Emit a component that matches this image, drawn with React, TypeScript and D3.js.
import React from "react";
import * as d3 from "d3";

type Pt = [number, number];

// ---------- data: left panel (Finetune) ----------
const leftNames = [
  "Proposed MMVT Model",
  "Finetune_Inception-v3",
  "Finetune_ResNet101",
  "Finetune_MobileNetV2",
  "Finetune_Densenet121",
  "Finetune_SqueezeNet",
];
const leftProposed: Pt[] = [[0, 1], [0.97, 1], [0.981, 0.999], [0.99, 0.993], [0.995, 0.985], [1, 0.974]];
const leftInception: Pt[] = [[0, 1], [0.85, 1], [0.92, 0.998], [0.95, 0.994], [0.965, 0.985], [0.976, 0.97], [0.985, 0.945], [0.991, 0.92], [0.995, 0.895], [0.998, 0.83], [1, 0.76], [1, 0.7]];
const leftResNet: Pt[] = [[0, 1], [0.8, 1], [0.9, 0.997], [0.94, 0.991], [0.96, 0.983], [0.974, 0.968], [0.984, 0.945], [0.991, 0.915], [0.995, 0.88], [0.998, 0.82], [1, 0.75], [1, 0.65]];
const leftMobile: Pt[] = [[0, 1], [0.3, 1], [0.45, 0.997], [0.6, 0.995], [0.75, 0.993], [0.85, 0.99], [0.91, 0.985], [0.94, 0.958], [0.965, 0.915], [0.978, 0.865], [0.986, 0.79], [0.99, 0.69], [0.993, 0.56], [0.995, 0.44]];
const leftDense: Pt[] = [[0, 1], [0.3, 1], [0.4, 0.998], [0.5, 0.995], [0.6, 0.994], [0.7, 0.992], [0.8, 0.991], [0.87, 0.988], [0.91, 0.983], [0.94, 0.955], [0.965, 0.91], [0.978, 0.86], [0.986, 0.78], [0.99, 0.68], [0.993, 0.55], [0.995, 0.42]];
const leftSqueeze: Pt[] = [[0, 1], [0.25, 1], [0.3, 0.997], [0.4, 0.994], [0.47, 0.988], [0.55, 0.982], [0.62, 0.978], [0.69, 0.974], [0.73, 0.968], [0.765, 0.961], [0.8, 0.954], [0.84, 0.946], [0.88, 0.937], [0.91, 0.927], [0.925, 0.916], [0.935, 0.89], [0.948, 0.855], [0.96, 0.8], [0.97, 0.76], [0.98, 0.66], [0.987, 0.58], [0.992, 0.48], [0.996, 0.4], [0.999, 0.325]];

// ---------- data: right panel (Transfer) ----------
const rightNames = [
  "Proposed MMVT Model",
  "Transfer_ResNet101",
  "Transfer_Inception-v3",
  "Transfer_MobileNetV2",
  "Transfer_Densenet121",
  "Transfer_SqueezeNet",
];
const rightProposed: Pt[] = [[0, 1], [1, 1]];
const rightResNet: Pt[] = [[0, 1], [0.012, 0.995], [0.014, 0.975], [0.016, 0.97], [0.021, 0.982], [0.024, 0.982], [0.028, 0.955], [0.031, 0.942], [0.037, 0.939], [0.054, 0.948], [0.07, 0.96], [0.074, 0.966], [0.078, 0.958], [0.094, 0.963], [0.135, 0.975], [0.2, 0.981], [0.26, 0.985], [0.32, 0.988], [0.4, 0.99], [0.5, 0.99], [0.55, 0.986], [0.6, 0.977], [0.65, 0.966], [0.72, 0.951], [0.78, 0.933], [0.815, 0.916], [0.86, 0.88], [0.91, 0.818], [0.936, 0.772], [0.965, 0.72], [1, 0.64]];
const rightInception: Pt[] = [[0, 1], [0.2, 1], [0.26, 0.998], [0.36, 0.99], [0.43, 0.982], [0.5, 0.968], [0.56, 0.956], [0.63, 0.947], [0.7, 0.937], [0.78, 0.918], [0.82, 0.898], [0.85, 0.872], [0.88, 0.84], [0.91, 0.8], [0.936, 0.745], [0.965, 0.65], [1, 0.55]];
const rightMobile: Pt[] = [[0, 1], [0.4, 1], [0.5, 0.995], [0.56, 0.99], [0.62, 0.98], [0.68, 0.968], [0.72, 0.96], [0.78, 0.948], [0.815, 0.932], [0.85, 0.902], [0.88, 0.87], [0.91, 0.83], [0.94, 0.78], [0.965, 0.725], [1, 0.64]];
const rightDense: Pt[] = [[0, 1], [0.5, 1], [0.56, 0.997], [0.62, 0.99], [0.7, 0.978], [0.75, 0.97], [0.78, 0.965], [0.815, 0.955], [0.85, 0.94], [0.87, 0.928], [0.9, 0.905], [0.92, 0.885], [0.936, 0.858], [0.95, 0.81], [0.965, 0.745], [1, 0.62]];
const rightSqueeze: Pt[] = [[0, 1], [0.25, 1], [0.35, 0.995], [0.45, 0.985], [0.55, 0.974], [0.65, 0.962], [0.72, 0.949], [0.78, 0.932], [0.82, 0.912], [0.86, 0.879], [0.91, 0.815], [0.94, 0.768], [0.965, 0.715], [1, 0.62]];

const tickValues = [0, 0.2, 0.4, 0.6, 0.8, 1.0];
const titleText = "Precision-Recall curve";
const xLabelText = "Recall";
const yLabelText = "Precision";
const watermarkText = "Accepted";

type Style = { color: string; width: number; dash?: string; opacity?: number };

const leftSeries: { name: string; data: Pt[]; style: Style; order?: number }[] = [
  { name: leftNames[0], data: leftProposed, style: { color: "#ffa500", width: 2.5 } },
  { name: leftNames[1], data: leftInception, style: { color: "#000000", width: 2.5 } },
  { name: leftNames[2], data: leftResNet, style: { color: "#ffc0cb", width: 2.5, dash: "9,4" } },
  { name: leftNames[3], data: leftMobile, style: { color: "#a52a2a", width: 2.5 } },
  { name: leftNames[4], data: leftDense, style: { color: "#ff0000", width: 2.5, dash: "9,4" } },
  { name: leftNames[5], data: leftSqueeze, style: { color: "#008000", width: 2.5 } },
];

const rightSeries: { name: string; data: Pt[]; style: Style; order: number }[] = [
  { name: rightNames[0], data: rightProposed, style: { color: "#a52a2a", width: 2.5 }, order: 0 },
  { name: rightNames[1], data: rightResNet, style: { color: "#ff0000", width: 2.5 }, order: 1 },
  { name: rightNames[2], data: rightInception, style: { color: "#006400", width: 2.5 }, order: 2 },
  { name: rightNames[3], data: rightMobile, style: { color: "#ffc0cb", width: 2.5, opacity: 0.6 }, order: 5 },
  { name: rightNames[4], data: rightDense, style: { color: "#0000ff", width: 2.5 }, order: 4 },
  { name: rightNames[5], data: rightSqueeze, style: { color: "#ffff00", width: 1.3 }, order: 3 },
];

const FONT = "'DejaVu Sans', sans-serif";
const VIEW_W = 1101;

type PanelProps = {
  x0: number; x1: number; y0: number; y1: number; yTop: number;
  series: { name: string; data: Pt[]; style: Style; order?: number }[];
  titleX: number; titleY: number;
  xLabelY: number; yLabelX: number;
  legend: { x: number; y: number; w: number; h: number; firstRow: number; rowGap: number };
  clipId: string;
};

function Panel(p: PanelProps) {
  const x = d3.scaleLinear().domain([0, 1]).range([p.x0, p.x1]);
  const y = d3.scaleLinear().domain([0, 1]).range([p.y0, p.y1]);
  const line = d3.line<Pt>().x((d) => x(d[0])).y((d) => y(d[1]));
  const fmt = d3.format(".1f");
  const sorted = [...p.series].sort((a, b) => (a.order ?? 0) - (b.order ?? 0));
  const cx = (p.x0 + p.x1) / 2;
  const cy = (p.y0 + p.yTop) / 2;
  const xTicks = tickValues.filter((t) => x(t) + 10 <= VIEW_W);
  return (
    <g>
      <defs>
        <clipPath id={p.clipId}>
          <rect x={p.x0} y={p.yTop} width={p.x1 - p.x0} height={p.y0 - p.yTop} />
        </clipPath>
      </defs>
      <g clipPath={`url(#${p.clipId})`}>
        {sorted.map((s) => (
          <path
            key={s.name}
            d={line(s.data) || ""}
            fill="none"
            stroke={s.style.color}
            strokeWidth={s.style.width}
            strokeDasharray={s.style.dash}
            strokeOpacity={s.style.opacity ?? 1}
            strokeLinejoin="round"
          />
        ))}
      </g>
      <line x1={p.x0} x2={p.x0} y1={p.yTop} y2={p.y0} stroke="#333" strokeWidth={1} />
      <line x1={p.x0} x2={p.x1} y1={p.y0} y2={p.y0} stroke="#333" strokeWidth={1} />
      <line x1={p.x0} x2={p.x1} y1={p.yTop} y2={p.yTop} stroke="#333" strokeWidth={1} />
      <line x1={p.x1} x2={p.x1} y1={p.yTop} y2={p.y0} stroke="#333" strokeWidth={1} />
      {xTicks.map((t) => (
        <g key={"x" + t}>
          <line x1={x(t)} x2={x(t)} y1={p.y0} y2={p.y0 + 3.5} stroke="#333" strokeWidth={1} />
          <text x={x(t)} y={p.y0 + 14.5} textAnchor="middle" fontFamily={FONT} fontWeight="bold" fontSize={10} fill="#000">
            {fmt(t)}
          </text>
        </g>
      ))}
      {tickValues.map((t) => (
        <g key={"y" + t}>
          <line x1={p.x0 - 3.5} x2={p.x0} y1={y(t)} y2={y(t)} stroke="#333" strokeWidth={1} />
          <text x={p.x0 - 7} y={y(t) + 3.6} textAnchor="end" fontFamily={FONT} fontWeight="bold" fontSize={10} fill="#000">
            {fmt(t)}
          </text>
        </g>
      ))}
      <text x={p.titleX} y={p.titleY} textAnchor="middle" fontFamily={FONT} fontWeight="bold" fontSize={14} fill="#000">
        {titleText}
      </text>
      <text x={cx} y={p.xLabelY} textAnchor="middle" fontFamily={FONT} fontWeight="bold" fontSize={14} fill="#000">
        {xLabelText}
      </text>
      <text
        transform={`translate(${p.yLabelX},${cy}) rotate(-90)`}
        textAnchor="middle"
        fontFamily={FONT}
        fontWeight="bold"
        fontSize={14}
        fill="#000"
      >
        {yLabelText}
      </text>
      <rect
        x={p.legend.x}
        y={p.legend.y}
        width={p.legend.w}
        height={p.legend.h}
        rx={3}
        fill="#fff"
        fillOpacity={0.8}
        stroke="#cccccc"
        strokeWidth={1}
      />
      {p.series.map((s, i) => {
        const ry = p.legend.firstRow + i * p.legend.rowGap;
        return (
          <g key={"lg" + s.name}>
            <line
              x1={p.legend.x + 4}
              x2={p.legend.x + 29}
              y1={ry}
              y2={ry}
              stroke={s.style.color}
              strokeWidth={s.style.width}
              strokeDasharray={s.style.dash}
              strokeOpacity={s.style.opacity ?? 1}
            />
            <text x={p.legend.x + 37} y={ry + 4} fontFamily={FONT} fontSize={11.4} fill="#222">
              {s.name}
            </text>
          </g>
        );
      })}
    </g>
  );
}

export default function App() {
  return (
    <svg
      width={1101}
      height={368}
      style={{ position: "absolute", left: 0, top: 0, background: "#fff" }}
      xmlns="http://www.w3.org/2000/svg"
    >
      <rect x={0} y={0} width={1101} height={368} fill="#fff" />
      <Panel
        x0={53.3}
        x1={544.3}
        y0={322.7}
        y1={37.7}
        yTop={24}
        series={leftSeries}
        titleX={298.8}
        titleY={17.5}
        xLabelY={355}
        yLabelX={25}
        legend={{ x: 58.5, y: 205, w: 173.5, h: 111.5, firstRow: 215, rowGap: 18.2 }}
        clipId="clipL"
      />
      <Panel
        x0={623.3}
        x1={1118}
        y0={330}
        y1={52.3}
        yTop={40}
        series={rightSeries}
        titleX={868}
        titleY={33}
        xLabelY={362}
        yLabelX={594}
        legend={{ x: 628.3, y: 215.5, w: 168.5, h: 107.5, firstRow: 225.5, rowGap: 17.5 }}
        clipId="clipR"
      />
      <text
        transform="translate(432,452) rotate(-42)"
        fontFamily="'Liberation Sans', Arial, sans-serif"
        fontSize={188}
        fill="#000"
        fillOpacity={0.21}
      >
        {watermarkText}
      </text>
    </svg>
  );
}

Your goal: Return nothing but the lines from the first line of the listing through the line with "const leftSqueeze: Pt[]", please, keeping every one of them unchanged.

Solution for this task:
Emit a component that matches this image, drawn with React, TypeScript and D3.js.
import React from "react";
import * as d3 from "d3";

type Pt = [number, number];

// ---------- data: left panel (Finetune) ----------
const leftNames = [
  "Proposed MMVT Model",
  "Finetune_Inception-v3",
  "Finetune_ResNet101",
  "Finetune_MobileNetV2",
  "Finetune_Densenet121",
  "Finetune_SqueezeNet",
];
const leftProposed: Pt[] = [[0, 1], [0.97, 1], [0.981, 0.999], [0.99, 0.993], [0.995, 0.985], [1, 0.974]];
const leftInception: Pt[] = [[0, 1], [0.85, 1], [0.92, 0.998], [0.95, 0.994], [0.965, 0.985], [0.976, 0.97], [0.985, 0.945], [0.991, 0.92], [0.995, 0.895], [0.998, 0.83], [1, 0.76], [1, 0.7]];
const leftResNet: Pt[] = [[0, 1], [0.8, 1], [0.9, 0.997], [0.94, 0.991], [0.96, 0.983], [0.974, 0.968], [0.984, 0.945], [0.991, 0.915], [0.995, 0.88], [0.998, 0.82], [1, 0.75], [1, 0.65]];
const leftMobile: Pt[] = [[0, 1], [0.3, 1], [0.45, 0.997], [0.6, 0.995], [0.75, 0.993], [0.85, 0.99], [0.91, 0.985], [0.94, 0.958], [0.965, 0.915], [0.978, 0.865], [0.986, 0.79], [0.99, 0.69], [0.993, 0.56], [0.995, 0.44]];
const leftDense: Pt[] = [[0, 1], [0.3, 1], [0.4, 0.998], [0.5, 0.995], [0.6, 0.994], [0.7, 0.992], [0.8, 0.991], [0.87, 0.988], [0.91, 0.983], [0.94, 0.955], [0.965, 0.91], [0.978, 0.86], [0.986, 0.78], [0.99, 0.68], [0.993, 0.55], [0.995, 0.42]];
const leftSqueeze: Pt[] = [[0, 1], [0.25, 1], [0.3, 0.997], [0.4, 0.994], [0.47, 0.988], [0.55, 0.982], [0.62, 0.978], [0.69, 0.974], [0.73, 0.968], [0.765, 0.961], [0.8, 0.954], [0.84, 0.946], [0.88, 0.937], [0.91, 0.927], [0.925, 0.916], [0.935, 0.89], [0.948, 0.855], [0.96, 0.8], [0.97, 0.76], [0.98, 0.66], [0.987, 0.58], [0.992, 0.48], [0.996, 0.4], [0.999, 0.325]];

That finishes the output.